SaaS exits depend on clean intellectual property ownership and verifiable recurring revenue. Your attorney should conduct an IP audit, review all contributor agreements for assignment gaps, analyze customer contracts for change-of-control triggers, and ensure your revenue representations are defensible. The difference between a clean exit and a protracted indemnification dispute often comes down to the quality of pre-sale legal preparation.

Our Process: SaaS Company Sales

A structured approach to sell-side saas company transaction counsel

1

Pre-Sale IP and Metrics Review

We audit IP ownership, review contributor agreements, analyze customer contracts for assignment issues, and verify revenue metrics methodology.

2

LOI Negotiation

We negotiate the letter of intent with attention to valuation methodology (ARR multiple), deal structure (asset vs. stock), escrow provisions, and transition terms.

3

Due Diligence Coordination

We manage the data room, coordinate technical due diligence responses, and handle buyer questions on IP, customer contracts, and revenue recognition.

4

Purchase Agreement Negotiation

We negotiate IP representations, revenue warranties, customer contract provisions, employee retention terms, and indemnification caps and baskets.

5

Closing and Transition

Final document execution, IP assignment, code repository transfer, customer notification, infrastructure migration, and fund disbursement (including escrow setup).

Frequently Asked Questions

Common questions about selling a saas company

How are SaaS companies typically valued for sale?
SaaS valuations typically use a multiple of Annual Recurring Revenue (ARR), ranging from 3x to 10x or higher depending on growth rate, net revenue retention, churn, and margin profile.

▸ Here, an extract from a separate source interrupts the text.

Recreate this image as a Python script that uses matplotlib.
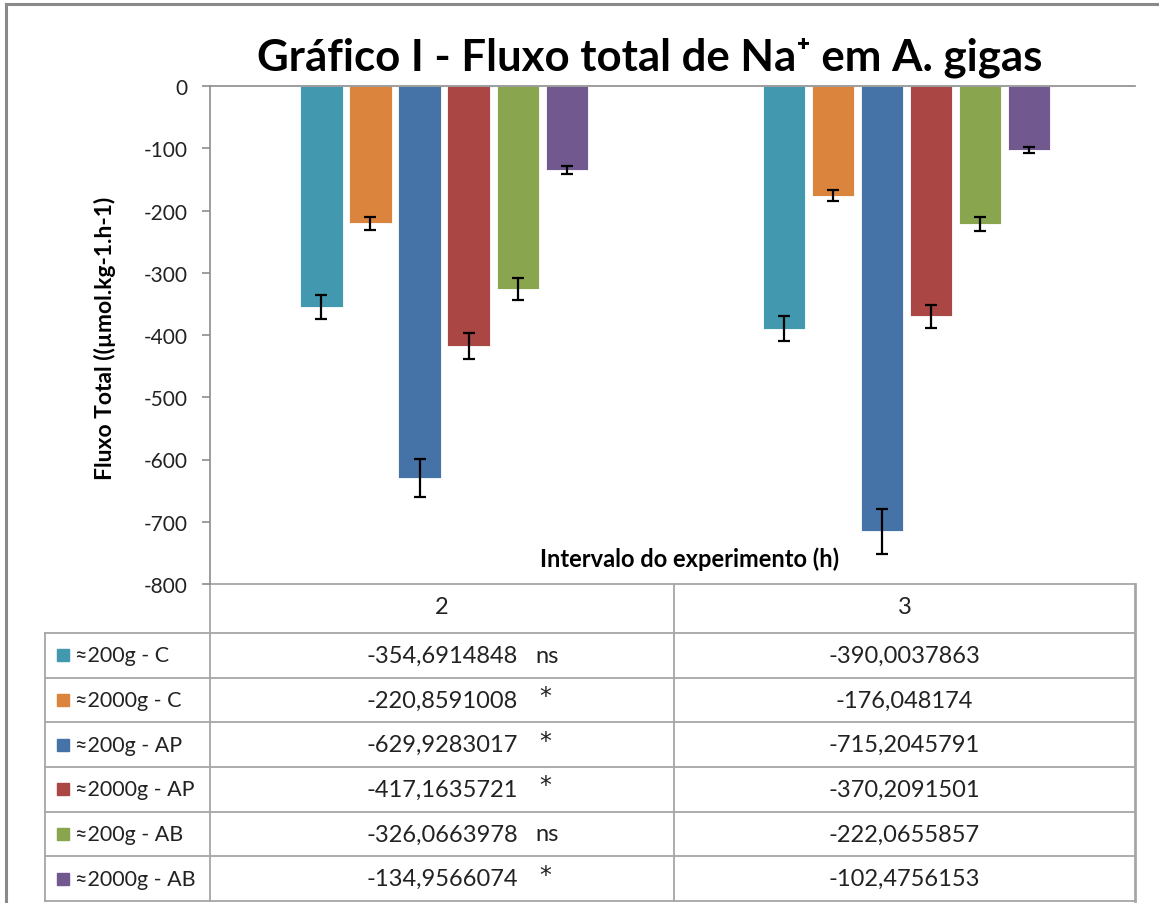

Buyers also consider customer concentration, market position, and competitive defensibility. The valuation methodology should be agreed upon in the LOI.
What IP issues should I address before selling my SaaS company?
Ensure every person who contributed code, designs, or other IP to the product has signed an IP assignment agreement. Review contractor agreements for work-for-hire provisions. Conduct an open source audit to identify license compliance issues. Register key trademarks. IP ownership gaps are the most common legal issue in SaaS due diligence.
What happens to customer contracts when I sell?
Customer contracts need to be assigned to the buyer. Review each contract template for assignment provisions and change-of-control termination rights. Contracts that allow customers to terminate upon change of ownership represent a direct risk to recurring revenue and therefore the purchase price.
How is a SaaS sale typically structured: asset sale or stock sale?
Both structures are common in SaaS exits. Stock sales are often preferred by sellers for tax reasons and because they simplify the transfer of customer contracts and IP. Asset sales are preferred by buyers who want to select specific assets and avoid inheriting liabilities. The optimal structure depends on company size, complexity, and tax considerations.
How long does it take to sell a SaaS company?
SaaS sales typically take 60 to 120 days from signed LOI to closing. Technical due diligence (code review, IP audit, infrastructure assessment) and customer contract review drive the timeline. Companies with organized documentation, clean IP, and standard customer contracts close faster.